No se aburguesó en ningún momento. No se acomodó jamás. Cuando un hombre dedica su vida a los demás, y a cambio tiene que sufrir exilios y años de cárcel, lo lógico y natural cuando retoma la normalidad de su existencia es el relajamiento y el disfrute como recompensa por los sacrificios sufridos. Solo los grandes hombres y los verdaderos mitos no siguen esta norma. No se conforman nunca, mueren luchando.

Es el caso de Marcelino Camacho Abad, que nos ha dejado para siempre. En su cartera, el carné con el número uno de CC OO, sindicato de trabajadores que impulsó en 1957 a su llegada a España después del largo exilio. Desde el primer instante en que pisó de nuevo su país, Marcelino se dedicó a luchar por los derechos de los obreros, primero desde su puesto como trabajador en una metalúrgica y, después, con la recién instaurada democracia y el indulto del Rey Juan Carlos por el Proceso 1001, al frente del sindicato que dirigió durante once años. Incluso desde su escaño como diputado, centró su labor en la defensa de los trabajadores.

Tampoco se acomodó ni aburguesó Ernesto «Che» Guevara en ese empeño por la lucha, diferente en ambos casos, pero que siempre tenía como punto común a las clases más desfavorecidas, a aquellos que tuvieron que vivir, por nacimiento, oprimidos y sometidos a los poderosos. Marcelino abandonó la vida política en el 81, centrándose definitivamente en su verdadera vocación: la defensa de los obreros. El Che se separó de la revolución cubana tras ayudar a Fidel Castro a derrocar a Batista; tras algunos años de transitar por los despachos ministeriales y las cúpulas del poder, también él volvió a su primera vocación: la lucha revolucionaria contra los imperialismos, la lucha por devolver la dignidad a los más débiles.
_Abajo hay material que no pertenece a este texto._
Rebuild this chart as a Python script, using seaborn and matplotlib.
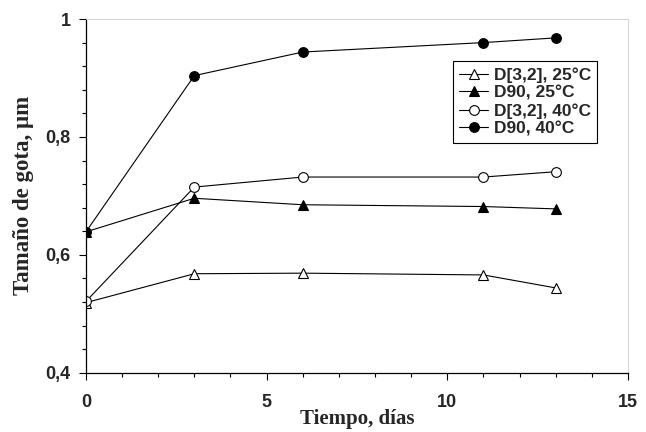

Dejaron las comodidades y entregaron su vida por los demás.

Tuve la inmensa suerte de conocer a Marcelino Camacho. Fue durante una reunión con empresarios. Todos encorbatados, él apareció con un jersey de lana con cremallera. Su presencia era impactante, segura y sincera. Solo entrar a la sala, acaparó toda la atención. Su discurso fue rotundo. Ante él, te veías desarmado. Nadie le replicó, todos aplaudimos. Llevaba en sus genes la defensa de los trabajadores. Y, ante eso, no hay discusión.

Ambos, Marcelino Camacho y el Che Guevara, anduvieron por las tierras de sus países buscando libertad para sus pueblos. Cuando Camacho volvía a España, en 1957, el Che organizaba las guerrillas en la Sierra Maestra de Cuba. El año que encarcelaron a Marcelino, 1967, fue también el de la muerte del Che en Bolivia. Uno y otro jamás se conocieron, pero en el fondo, sus luchas, aunque con distintas armas, querían encontrar el entendimiento y la igualdad entre clases.

Julio Cortázar escribió en la muerte del Che: «No nos vimos nunca pero no importaba. / Lo quise a mi modo, / le tomé su voz / libre como el agua, / caminé de a ratos / cerca de su sombra». Ambos, Ernesto Guevara y Marcelino Camacho, compartieron un liderazgo natural. Los dos renunciaron al poder y a los cómodos beneficios de estar en la cima de la pirámide por no abandonar nunca sus ideales. La bandera que enarbolaron fue la de la humildad y la del coraje.

Su presencia, ahora que ninguno de ellos está entre nosotros, se hace eterna. La del Che ya lo es. La de Marcelino, con el tiempo, también lo será. Que sus memorias nos den luz en esta época tan oscura.